Issue date: 2/17/03 Section: News
Illinois students know the month of February usually holds a day off of school in honor of President Abraham Lincoln’s birthday. However, few are aware that Macomb harbors a local Lincoln historical site that some may have unknowingly visited.

The year is 1857 in Macomb, and the Randolph House, 1 East Side Square, a magnificent hotel located on the southeast corner of the Square, opened its doors with a level of elegance almost unheard of in Western Illinois.

Western Illinois University English professor John E. Hallwas said in his book “Images of America: McDonough County Historic Sites,” that Lincoln stayed at the Randolph House during his two visits to Macomb Aug. 25-27 and Oct. 25-26, 1858. The third-floor room in the hotel was later deemed a local historic site after Lincoln’s presidency and assassination.

At the time of his first visit, Lincoln was a senatorial candidate, and his stop to Macomb included a welcome by William H. Randolph, the hotel’s namesake, who headed the Macomb Republicans. His arrival was cause for celebration in the town.

“After it was fired, (Macomb’s cannon “Sister Emma”), the long procession — which included mounted members of the Republican marching club called “Wideawakes” and mounted girls dressed in white representing the 32 states — escorted Lincoln to the Randolph House and paraded around the square,” Hallwas said in “Macomb, A Pictorial History.”

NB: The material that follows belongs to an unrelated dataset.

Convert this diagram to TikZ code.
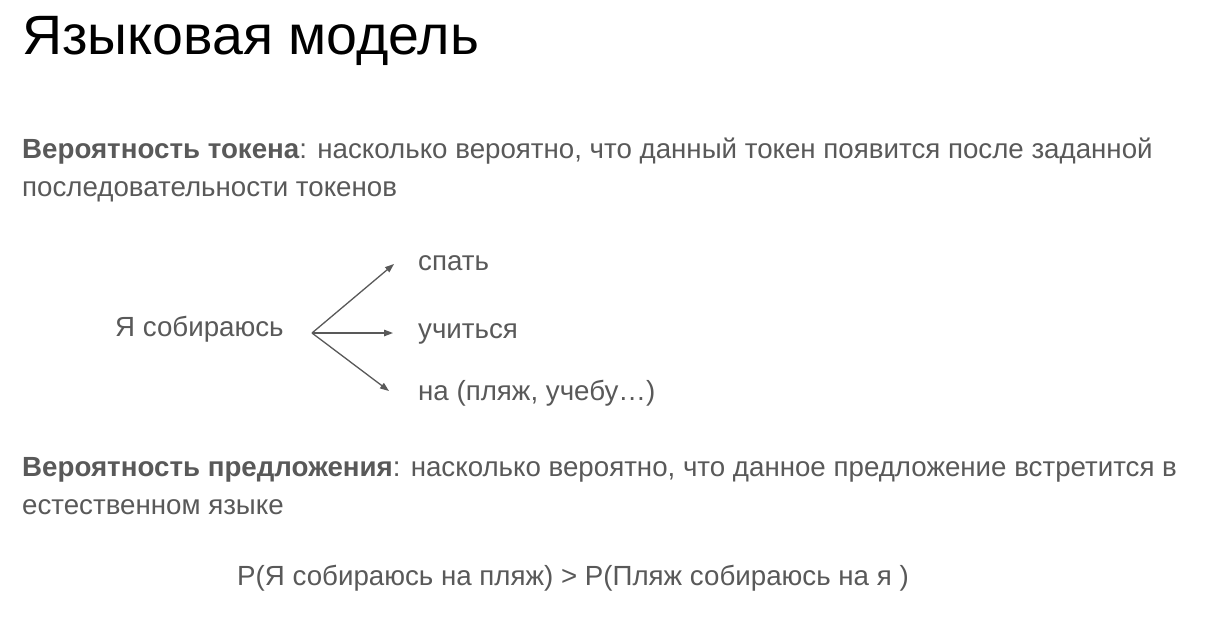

Besides resting at the Randolph House, Lincoln debated with Stephen Douglas at the hotel, one of the most noted opponents of his political career. The debates gained Lincoln national attention.

According to “Lincoln at the Randolph House,” a Chicago Tribune article dated Aug. 9, 1891, in this particular debate, Lincoln asked Douglas a question about his stand on slavery in the United States. Douglas expressed his opposition to slavery.

Hallwas stated in “Macomb, A Pictorial History,” that “no one ever claimed that anything of importance took place during Lincoln’s second visit to Macomb, but it was that visit which local people remembered.”